◆ AIM ◆
Leave out the pictures and copy everything else below exactly.

◆ GIVEN DATA ◆
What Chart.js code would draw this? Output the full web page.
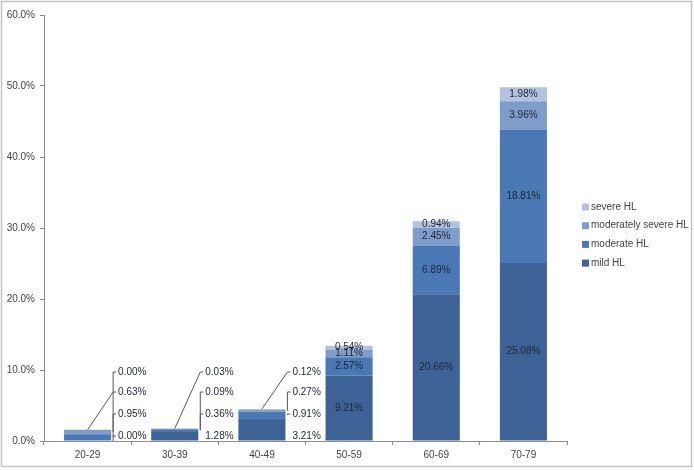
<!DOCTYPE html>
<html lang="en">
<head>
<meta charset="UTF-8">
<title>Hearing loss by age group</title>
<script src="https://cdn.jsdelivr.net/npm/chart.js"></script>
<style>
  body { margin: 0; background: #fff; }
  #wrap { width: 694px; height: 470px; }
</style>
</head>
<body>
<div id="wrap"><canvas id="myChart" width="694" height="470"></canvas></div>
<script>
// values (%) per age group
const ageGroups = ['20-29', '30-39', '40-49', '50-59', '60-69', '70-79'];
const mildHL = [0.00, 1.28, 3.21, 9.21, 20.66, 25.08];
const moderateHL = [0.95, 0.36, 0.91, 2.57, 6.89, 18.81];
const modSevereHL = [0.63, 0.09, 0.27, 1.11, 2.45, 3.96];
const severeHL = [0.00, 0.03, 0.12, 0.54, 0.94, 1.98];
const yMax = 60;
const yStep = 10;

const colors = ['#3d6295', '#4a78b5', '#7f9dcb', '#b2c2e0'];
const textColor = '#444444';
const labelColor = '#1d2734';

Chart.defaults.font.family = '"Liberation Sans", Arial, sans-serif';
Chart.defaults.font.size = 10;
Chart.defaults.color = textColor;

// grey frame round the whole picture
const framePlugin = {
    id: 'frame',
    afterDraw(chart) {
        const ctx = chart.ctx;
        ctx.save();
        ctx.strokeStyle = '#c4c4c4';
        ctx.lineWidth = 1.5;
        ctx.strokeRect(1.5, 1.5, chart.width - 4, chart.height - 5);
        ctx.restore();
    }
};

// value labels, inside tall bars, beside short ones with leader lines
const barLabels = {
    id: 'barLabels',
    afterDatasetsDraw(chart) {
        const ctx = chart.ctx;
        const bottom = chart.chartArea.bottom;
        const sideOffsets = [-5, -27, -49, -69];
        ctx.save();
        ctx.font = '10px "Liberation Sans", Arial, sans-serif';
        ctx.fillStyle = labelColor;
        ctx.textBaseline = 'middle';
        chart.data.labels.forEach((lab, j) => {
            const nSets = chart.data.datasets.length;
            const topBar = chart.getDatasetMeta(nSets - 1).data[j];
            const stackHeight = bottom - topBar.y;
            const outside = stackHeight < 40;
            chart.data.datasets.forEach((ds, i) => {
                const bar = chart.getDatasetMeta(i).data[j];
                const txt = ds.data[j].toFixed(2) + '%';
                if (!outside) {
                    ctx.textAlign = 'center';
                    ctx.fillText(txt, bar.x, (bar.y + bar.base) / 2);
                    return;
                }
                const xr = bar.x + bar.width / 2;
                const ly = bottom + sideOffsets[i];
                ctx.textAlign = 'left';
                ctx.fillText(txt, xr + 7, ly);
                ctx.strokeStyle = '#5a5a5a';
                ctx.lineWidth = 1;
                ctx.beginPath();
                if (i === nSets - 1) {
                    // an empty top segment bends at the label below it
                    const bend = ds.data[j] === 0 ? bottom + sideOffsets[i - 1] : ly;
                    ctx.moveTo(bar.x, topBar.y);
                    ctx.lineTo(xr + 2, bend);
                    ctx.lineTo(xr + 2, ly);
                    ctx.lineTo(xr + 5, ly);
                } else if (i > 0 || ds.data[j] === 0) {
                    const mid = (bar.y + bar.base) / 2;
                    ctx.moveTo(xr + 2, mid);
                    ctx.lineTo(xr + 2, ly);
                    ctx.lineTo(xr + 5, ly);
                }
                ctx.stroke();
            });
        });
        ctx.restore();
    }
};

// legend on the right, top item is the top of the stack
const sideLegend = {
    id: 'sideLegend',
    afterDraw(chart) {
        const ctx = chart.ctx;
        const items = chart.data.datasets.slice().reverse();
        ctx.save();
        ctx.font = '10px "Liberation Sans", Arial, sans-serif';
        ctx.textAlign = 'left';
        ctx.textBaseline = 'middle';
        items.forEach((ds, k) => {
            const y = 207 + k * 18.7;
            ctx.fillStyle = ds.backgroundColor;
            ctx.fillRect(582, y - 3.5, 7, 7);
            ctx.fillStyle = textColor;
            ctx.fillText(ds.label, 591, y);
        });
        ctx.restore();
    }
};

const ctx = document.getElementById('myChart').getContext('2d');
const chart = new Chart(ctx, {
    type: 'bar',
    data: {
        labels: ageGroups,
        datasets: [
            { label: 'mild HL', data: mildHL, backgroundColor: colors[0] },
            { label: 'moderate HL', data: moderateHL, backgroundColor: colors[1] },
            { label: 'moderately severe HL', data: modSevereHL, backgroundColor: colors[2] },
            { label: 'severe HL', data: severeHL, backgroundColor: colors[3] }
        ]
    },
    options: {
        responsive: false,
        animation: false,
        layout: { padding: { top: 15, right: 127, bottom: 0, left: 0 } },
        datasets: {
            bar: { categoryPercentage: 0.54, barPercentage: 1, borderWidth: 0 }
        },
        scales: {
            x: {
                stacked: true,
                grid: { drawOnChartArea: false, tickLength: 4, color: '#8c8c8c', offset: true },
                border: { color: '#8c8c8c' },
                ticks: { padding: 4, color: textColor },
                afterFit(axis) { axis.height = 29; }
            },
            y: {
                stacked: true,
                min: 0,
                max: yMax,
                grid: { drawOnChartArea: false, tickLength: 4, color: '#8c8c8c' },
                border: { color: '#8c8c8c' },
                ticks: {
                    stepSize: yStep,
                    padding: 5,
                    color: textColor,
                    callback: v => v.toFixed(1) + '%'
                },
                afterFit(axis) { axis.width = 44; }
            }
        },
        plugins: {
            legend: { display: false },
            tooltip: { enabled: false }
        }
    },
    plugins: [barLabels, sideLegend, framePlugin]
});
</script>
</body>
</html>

◆ ANSWER BELOW ◆
What Chart.js code would draw this? Output the full web page.
<!DOCTYPE html>
<html lang="en">
<head>
<meta charset="UTF-8">
<title>Hearing loss by age group</title>
<script src="https://cdn.jsdelivr.net/npm/chart.js"></script>
<style>
  body { margin: 0; background: #fff; }
  #wrap { width: 694px; height: 470px; }
</style>
</head>
<body>
<div id="wrap"><canvas id="myChart" width="694" height="470"></canvas></div>
<script>
// values (%) per age group
const ageGroups = ['20-29', '30-39', '40-49', '50-59', '60-69', '70-79'];
const mildHL = [0.00, 1.28, 3.21, 9.21, 20.66, 25.08];
const moderateHL = [0.95, 0.36, 0.91, 2.57, 6.89, 18.81];
const modSevereHL = [0.63, 0.09, 0.27, 1.11, 2.45, 3.96];
const severeHL = [0.00, 0.03, 0.12, 0.54, 0.94, 1.98];
const yMax = 60;
const yStep = 10;

const colors = ['#3d6295', '#4a78b5', '#7f9dcb', '#b2c2e0'];
const textColor = '#444444';
const labelColor = '#1d2734';

Chart.defaults.font.family = '"Liberation Sans", Arial, sans-serif';
Chart.defaults.font.size = 10;
Chart.defaults.color = textColor;

// grey frame round the whole picture
const framePlugin = {
    id: 'frame',
    afterDraw(chart) {
        const ctx = chart.ctx;
        ctx.save();
        ctx.strokeStyle = '#c4c4c4';
        ctx.lineWidth = 1.5;
        ctx.strokeRect(1.5, 1.5, chart.width - 4, chart.height - 5);
        ctx.restore();
    }
};

// value labels, inside tall bars, beside short ones with leader lines
const barLabels = {
    id: 'barLabels',
    afterDatasetsDraw(chart) {
        const ctx = chart.ctx;
        const bottom = chart.chartArea.bottom;
        const sideOffsets = [-5, -27, -49, -69];
        ctx.save();
        ctx.font = '10px "Liberation Sans", Arial, sans-serif';
        ctx.fillStyle = labelColor;
        ctx.textBaseline = 'middle';
        chart.data.labels.forEach((lab, j) => {
            const nSets = chart.data.datasets.length;
            const topBar = chart.getDatasetMeta(nSets - 1).data[j];
            const stackHeight = bottom - topBar.y;
            const outside = stackHeight < 40;
            chart.data.datasets.forEach((ds, i) => {
                const bar = chart.getDatasetMeta(i).data[j];
                const txt = ds.data[j].toFixed(2) + '%';
                if (!outside) {
                    ctx.textAlign = 'center';
                    ctx.fillText(txt, bar.x, (bar.y + bar.base) / 2);
                    return;
                }
                const xr = bar.x + bar.width / 2;
                const ly = bottom + sideOffsets[i];
                ctx.textAlign = 'left';
                ctx.fillText(txt, xr + 7, ly);
                ctx.strokeStyle = '#5a5a5a';
                ctx.lineWidth = 1;
                ctx.beginPath();
                if (i === nSets - 1) {
                    // an empty top segment bends at the label below it
                    const bend = ds.data[j] === 0 ? bottom + sideOffsets[i - 1] : ly;
                    ctx.moveTo(bar.x, topBar.y);
                    ctx.lineTo(xr + 2, bend);
                    ctx.lineTo(xr + 2, ly);
                    ctx.lineTo(xr + 5, ly);
                } else if (i > 0 || ds.data[j] === 0) {
                    const mid = (bar.y + bar.base) / 2;
                    ctx.moveTo(xr + 2, mid);
                    ctx.lineTo(xr + 2, ly);
                    ctx.lineTo(xr + 5, ly);
                }
                ctx.stroke();
            });
        });
        ctx.restore();
    }
};

// legend on the right, top item is the top of the stack
const sideLegend = {
    id: 'sideLegend',
    afterDraw(chart) {
        const ctx = chart.ctx;
        const items = chart.data.datasets.slice().reverse();
        ctx.save();
        ctx.font = '10px "Liberation Sans", Arial, sans-serif';
        ctx.textAlign = 'left';
        ctx.textBaseline = 'middle';
        items.forEach((ds, k) => {
            const y = 207 + k * 18.7;
            ctx.fillStyle = ds.backgroundColor;
            ctx.fillRect(582, y - 3.5, 7, 7);
            ctx.fillStyle = textColor;
            ctx.fillText(ds.label, 591, y);
        });
        ctx.restore();
    }
};

const ctx = document.getElementById('myChart').getContext('2d');
const chart = new Chart(ctx, {
    type: 'bar',
    data: {
        labels: ageGroups,
        datasets: [
            { label: 'mild HL', data: mildHL, backgroundColor: colors[0] },
            { label: 'moderate HL', data: moderateHL, backgroundColor: colors[1] },
            { label: 'moderately severe HL', data: modSevereHL, backgroundColor: colors[2] },
            { label: 'severe HL', data: severeHL, backgroundColor: colors[3] }
        ]
    },
    options: {
        responsive: false,
        animation: false,
        layout: { padding: { top: 15, right: 127, bottom: 0, left: 0 } },
        datasets: {
            bar: { categoryPercentage: 0.54, barPercentage: 1, borderWidth: 0 }
        },
        scales: {
            x: {
                stacked: true,
                grid: { drawOnChartArea: false, tickLength: 4, color: '#8c8c8c', offset: true },
                border: { color: '#8c8c8c' },
                ticks: { padding: 4, color: textColor },
                afterFit(axis) { axis.height = 29; }
            },
            y: {
                stacked: true,
                min: 0,
                max: yMax,
                grid: { drawOnChartArea: false, tickLength: 4, color: '#8c8c8c' },
                border: { color: '#8c8c8c' },
                ticks: {
                    stepSize: yStep,
                    padding: 5,
                    color: textColor,
                    callback: v => v.toFixed(1) + '%'
                },
                afterFit(axis) { axis.width = 44; }
            }
        },
        plugins: {
            legend: { display: false },
            tooltip: { enabled: false }
        }
    },
    plugins: [barLabels, sideLegend, framePlugin]
});
</script>
</body>
</html>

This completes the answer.